Hi all,
LLVM has long had a restriction that pointer data types in the LLVM backend must be powers of two. While this works for many architectures, in some cases it is two restrictive. Because this is such a long-standing assumption, I’d like to get wider review on a patch here: https://reviews.llvm.org/D114141 that starts to relax this constraint. The patch allows DataLayouts to be parsed correctly with pointer types that are arbitrary values. Note that this does not change the alignment requirements for pointers, only the types that are permissible and used when InstructionSelection lowers pointers. We have so far used this effectively on out of tree targets and feel it is reasonably general to live upstream.
Steve Neuendorffer
Returning to this topic: There is a question of the existing getPointerSize() API, which returns the size of a pointer in bytes and is used by some architecture-independent code. Previously we implemented this to return the next larger size in bytes: i.e. for a pointer size of 20, getPointerSize() would return ceil(20/8) = 3. However, it seems that some users of the getPointerSize() API (notably code in the AsmPrinter handling DWARF information) assumes that getPointerSize() will return a power of two.
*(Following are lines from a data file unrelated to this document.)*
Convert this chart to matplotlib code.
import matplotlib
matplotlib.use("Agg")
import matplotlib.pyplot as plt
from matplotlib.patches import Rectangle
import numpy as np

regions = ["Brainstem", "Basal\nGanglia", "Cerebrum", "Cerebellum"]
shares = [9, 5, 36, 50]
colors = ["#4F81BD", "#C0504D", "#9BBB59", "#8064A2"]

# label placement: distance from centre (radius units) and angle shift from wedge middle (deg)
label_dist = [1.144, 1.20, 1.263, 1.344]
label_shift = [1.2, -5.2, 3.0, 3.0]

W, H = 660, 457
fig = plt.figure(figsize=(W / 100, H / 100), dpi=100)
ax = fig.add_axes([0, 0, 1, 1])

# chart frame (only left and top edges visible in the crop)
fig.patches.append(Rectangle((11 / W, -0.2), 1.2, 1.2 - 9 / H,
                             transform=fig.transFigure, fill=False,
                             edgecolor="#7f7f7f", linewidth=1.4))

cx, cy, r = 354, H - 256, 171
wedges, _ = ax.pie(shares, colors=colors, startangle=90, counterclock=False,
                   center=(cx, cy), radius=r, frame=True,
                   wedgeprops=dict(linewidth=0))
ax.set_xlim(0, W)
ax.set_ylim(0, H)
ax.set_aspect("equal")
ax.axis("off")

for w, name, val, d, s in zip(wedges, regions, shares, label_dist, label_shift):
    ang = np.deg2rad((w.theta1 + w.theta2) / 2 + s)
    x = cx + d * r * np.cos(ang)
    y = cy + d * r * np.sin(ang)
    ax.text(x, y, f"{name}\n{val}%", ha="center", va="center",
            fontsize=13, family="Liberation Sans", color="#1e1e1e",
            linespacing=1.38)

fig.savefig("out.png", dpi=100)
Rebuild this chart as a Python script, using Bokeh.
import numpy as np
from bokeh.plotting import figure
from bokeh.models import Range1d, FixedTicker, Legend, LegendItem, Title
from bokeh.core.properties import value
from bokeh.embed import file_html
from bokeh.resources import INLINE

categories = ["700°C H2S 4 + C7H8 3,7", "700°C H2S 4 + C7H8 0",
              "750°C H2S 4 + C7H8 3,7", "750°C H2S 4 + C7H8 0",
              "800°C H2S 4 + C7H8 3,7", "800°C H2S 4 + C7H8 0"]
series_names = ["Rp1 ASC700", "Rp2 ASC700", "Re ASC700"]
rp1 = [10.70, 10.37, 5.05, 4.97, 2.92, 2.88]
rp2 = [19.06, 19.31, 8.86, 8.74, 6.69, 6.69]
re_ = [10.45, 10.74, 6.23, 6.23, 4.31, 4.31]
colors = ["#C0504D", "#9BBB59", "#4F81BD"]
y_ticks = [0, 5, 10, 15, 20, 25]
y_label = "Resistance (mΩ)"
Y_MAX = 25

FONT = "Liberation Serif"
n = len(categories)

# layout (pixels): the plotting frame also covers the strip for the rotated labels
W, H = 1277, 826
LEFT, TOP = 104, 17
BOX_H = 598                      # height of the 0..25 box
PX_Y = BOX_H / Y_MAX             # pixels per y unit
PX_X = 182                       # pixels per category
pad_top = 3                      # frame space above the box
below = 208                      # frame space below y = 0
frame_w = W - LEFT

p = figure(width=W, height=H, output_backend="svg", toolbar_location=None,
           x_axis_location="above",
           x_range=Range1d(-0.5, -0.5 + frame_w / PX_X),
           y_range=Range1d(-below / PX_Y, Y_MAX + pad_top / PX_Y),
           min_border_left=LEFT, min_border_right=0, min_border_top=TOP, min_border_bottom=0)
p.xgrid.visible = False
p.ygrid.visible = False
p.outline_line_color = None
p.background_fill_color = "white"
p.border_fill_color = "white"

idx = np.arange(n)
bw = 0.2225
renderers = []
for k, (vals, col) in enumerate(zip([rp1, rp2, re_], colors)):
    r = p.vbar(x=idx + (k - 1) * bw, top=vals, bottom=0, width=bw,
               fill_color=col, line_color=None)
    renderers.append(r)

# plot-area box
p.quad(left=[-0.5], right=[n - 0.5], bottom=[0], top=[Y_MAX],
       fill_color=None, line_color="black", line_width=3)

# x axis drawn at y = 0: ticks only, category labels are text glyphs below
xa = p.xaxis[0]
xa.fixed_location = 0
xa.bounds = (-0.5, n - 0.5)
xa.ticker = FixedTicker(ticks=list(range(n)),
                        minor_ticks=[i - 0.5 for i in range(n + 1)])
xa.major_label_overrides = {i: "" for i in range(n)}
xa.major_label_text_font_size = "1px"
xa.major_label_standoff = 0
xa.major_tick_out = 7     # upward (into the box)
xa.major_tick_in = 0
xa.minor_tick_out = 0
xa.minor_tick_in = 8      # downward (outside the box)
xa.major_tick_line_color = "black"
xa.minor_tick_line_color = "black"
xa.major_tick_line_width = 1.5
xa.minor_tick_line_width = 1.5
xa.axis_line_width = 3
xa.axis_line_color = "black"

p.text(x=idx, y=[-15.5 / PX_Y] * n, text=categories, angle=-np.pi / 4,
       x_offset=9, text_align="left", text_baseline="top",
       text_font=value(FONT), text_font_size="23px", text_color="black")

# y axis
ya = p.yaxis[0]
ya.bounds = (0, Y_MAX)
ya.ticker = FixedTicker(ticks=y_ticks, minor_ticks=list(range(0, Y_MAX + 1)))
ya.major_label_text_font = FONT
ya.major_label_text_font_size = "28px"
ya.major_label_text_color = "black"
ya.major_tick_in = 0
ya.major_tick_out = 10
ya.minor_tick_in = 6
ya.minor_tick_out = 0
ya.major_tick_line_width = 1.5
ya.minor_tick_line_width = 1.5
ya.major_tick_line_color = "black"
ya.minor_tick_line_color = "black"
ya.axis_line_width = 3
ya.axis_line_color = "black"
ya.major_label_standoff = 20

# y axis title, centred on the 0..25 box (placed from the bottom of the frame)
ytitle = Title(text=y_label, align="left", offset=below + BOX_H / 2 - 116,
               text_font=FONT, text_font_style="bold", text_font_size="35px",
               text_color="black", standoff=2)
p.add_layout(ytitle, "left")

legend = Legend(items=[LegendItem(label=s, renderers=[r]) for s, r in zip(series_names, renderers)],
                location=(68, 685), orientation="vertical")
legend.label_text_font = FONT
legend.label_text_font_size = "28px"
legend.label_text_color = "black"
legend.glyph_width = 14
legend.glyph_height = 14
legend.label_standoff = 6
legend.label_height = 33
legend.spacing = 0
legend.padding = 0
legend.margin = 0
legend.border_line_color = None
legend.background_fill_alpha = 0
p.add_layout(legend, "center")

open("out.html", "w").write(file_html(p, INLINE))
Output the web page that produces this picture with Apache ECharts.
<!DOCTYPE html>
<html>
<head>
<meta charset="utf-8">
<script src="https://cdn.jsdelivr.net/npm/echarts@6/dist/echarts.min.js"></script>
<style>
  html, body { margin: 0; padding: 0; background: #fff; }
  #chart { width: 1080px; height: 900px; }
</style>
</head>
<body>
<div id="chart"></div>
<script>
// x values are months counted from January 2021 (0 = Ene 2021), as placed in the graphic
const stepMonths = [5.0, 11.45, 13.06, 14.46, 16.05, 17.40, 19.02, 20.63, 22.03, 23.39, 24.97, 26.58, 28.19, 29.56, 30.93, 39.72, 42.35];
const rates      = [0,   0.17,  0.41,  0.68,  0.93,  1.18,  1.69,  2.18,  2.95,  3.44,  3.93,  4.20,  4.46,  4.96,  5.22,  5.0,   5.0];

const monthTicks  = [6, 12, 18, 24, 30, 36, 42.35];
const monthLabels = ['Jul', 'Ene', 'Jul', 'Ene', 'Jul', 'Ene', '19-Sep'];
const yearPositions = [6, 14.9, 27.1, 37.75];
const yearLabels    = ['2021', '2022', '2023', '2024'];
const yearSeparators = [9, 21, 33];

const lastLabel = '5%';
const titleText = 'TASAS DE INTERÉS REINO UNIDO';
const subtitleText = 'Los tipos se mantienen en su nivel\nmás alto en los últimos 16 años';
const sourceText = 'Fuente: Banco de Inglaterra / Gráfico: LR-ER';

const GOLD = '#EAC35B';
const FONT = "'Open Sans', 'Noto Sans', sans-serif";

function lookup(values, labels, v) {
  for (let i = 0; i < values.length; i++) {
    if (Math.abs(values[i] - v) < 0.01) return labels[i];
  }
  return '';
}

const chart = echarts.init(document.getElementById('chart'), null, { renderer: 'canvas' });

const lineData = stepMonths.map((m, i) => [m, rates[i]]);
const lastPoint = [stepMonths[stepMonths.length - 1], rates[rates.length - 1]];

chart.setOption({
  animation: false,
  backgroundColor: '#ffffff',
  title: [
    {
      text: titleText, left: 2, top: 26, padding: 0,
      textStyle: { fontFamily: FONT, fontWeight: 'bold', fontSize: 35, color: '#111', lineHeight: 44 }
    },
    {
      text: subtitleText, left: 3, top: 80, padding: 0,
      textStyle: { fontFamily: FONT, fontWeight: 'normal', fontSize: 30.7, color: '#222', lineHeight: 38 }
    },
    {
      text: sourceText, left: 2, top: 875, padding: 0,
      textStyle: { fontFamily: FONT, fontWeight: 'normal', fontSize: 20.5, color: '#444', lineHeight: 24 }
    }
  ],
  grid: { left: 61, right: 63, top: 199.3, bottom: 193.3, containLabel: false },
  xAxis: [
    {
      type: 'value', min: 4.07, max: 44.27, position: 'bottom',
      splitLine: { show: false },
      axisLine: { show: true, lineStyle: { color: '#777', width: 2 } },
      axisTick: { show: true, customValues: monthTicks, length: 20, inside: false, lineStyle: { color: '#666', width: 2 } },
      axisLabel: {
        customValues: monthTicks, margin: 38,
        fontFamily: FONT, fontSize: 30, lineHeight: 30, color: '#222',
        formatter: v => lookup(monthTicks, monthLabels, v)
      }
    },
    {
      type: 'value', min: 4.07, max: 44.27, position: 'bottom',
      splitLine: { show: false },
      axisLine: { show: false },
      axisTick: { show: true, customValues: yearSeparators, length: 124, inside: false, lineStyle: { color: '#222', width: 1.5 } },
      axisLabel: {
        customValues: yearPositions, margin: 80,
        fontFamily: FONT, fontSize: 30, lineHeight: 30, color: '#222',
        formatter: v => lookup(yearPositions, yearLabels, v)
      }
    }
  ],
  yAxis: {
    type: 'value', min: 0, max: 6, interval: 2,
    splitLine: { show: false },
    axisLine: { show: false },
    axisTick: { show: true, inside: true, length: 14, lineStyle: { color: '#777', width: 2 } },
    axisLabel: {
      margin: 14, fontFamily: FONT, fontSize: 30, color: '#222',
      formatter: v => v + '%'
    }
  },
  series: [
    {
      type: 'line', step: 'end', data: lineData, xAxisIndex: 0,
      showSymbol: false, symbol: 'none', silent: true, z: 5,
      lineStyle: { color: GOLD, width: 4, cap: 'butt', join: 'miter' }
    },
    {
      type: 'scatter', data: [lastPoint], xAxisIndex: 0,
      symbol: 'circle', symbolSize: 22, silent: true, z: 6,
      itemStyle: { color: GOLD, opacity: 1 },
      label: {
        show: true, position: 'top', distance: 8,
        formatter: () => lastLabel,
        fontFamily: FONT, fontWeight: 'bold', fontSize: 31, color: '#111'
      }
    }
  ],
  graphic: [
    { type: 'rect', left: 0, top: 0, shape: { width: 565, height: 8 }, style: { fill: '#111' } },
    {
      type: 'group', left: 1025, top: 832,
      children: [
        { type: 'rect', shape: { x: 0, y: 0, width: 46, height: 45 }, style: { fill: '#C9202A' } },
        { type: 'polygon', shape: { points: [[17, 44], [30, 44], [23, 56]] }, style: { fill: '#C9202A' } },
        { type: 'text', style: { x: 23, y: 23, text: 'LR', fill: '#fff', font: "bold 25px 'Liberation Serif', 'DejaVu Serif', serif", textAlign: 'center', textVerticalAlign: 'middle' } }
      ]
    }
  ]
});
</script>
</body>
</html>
There’s a patch for review here that ensures this: ⚙ D122758 DataLayout::getPointerSize() should always return a power of 2
It’s unclear to me what the broader implications of this are, since the ‘size’ of a pointer could have multiple interpretations: The size in a register, the size as represented in memory, the size as represented in DWARF, etc. Input would be appreciated.
Steve
I’m currently leaning towards removing the getPointerSize() API entirely, migrating all the internal uses to call getPointerSizeInBits(). In looking more closely at the users, it seems that some are actually using getPointerSize() in contradictory ways, or ways that don’t really have anything to do with pointers. For instance, this code in OpenMPOpt.cpp:
const unsigned int PointerSize = DL.getPointerSize();
for (Instruction &I : *BB) {
if (&I == &Before)
break;
if (!isa<StoreInst>(&I))
continue;
auto *S = cast<StoreInst>(&I);
int64_t Offset = -1;
auto *Dst =
GetPointerBaseWithConstantOffset(S->getPointerOperand(), Offset, DL);
if (Dst == &Array) {
int64_t Idx = Offset / PointerSize;
StoredValues[Idx] = getUnderlyingObject(S->getValueOperand());
LastAccesses[Idx] = S;
}
}
Any objections to taking this course?